Miss Kirkwood started her career singing on the radio as a child, and at 17 starred in her first film. Described as ‘Britain’s first wartime star’, she sang with Glenn Miller.

The four-times-married singer was courted by stars such as Danny Kaye and Peter Lawford, but it was speculation about her association with the Duke of Edinburgh that haunted her for six decades.

As she revealed in her autobiography, The Time Of My Life, she met Prince Philip in 1948 when he was brought to her dressing room at the London Hippodrome. She dined with the Prince and they danced in a London nightclub, creating headlines worldwide.
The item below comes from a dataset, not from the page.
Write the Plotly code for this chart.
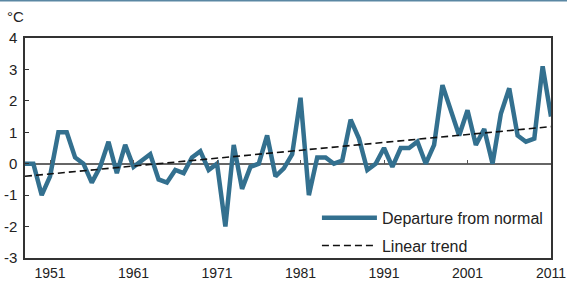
import plotly.graph_objects as go

years = list(range(1948, 2012))
departure = [0.0, 0.0, -1.0, -0.4, 1.0, 1.0, 0.2, 0.0, -0.6, -0.1,
             0.7, -0.3, 0.6, -0.1, 0.1, 0.3, -0.5, -0.6, -0.2, -0.3,
             0.2, 0.4, -0.2, 0.0, -2.0, 0.6, -0.8, -0.1, 0.0, 0.9,
             -0.4, -0.15, 0.3, 2.1, -1.0, 0.2, 0.2, 0.0, 0.1, 1.4,
             0.8, -0.2, 0.0, 0.5, -0.1, 0.5, 0.5, 0.7, 0.0, 0.6,
             2.5, 1.7, 0.9, 1.7, 0.6, 1.1, 0.0, 1.6, 2.4, 0.9,
             0.7, 0.8, 3.1, 1.5]
trend_years = [1948, 2011]
trend_values = [-0.4, 1.18]

x_tickvals = [1951, 1961, 1971, 1981, 1991, 2001, 2011]
x_ticktext = ["1951", "1961", "1971", "1981", "1991", "2001", "2011"]
y_tickvals = [-3, -2, -1, 0, 1, 2, 3, 4]
y_ticktext = ["-3", "-2", "-1", "0", "1", "2", "3", "4"]

BLUE = "#33708f"
FONT = "Liberation Sans, Arial, sans-serif"

fig = go.Figure()
fig.add_trace(go.Scatter(x=years, y=departure, mode="lines", name="Departure from normal",
                         legendgroup="a", line=dict(color=BLUE, width=4.5)))
fig.add_trace(go.Scatter(x=trend_years, y=trend_values, mode="lines", name="Linear trend",
                         legendgroup="b", line=dict(color="#111111", width=1.6, dash="7px,4px")))

fig.update_layout(
    width=567, height=282,
    margin=dict(l=25, r=16, t=38, b=24, autoexpand=False),
    paper_bgcolor="white", plot_bgcolor="white",
    font=dict(family=FONT, size=14, color="#222222"),
    showlegend=True,
    legend=dict(x=0.555, y=-0.022, xanchor="left", yanchor="bottom",
                bgcolor="rgba(255,255,255,0)", borderwidth=0, itemwidth=55,
                font=dict(size=16, color="#222222"), tracegroupgap=4,
                traceorder="grouped"),
    xaxis=dict(range=[1948, 2011], tickvals=x_tickvals, ticktext=x_ticktext,
               showgrid=False, zeroline=False, ticks="", showline=True,
               linecolor="#333333", linewidth=1.5, mirror=True,
               ticklabelstandoff=1, automargin=False),
    xaxis2=dict(range=[1948, 2011], overlaying="x", anchor="free", position=3/7,
                side="bottom", tickvals=x_tickvals, ticks="inside", ticklen=4,
                tickcolor="#555555", showticklabels=False, showline=False,
                showgrid=False, zeroline=False, automargin=False),
    yaxis=dict(range=[-3, 4], tickvals=y_tickvals, ticktext=y_ticktext,
               showgrid=False, zeroline=True, zerolinecolor="#666666", zerolinewidth=1.5,
               ticks="inside", ticklen=4, tickcolor="#333333",
               showline=True, linecolor="#333333", linewidth=1.5, mirror=True,
               ticklabelstandoff=3, automargin=False, tickfont=dict(size=15)),
    annotations=[dict(text="°C", xref="paper", yref="paper", x=-0.018, y=1.05,
                      xanchor="center", yanchor="bottom", showarrow=False,
                      font=dict(size=15, color="#222222"))],
    shapes=[dict(type="line", xref="paper", yref="paper", x0=-0.1, x1=1.1,
                 y0=1 + 37.5 / 220, y1=1 + 37.5 / 220,
                 line=dict(color="#5a87a3", width=2))],
)
# invisible helper trace so the zero-line tick axis renders
fig.add_trace(go.Scatter(x=[years[0]], y=[departure[0]], xaxis="x2", mode="lines",
                         showlegend=False, hoverinfo="skip", line=dict(width=0)))

fig.write_html("out.html", config={"displayModeBar": False},
               post_script="document.body.style.margin='0';document.body.style.overflow='hidden';")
The encounter was particularly scandalous because the then Princess Elizabeth was eight months’ pregnant with Prince Charles.

Letters expressing the Prince’s anger at the allegations feature in Pat Kirkwood Is Angry, written by and starring mezzo-soprano Jessica Walker. Miss Walker said her play, which runs at Manchester’s Royal Exchange Theatre and then the Leeds Grand Theatre this month, leaves it up to the audience to decide what happened.

In 1999, speaking about her meeting with the Prince, Miss Kirkwood said: “There were so many yards between us that he might as well have been in Manchester. I’ve been furious with the Prince Philip story.”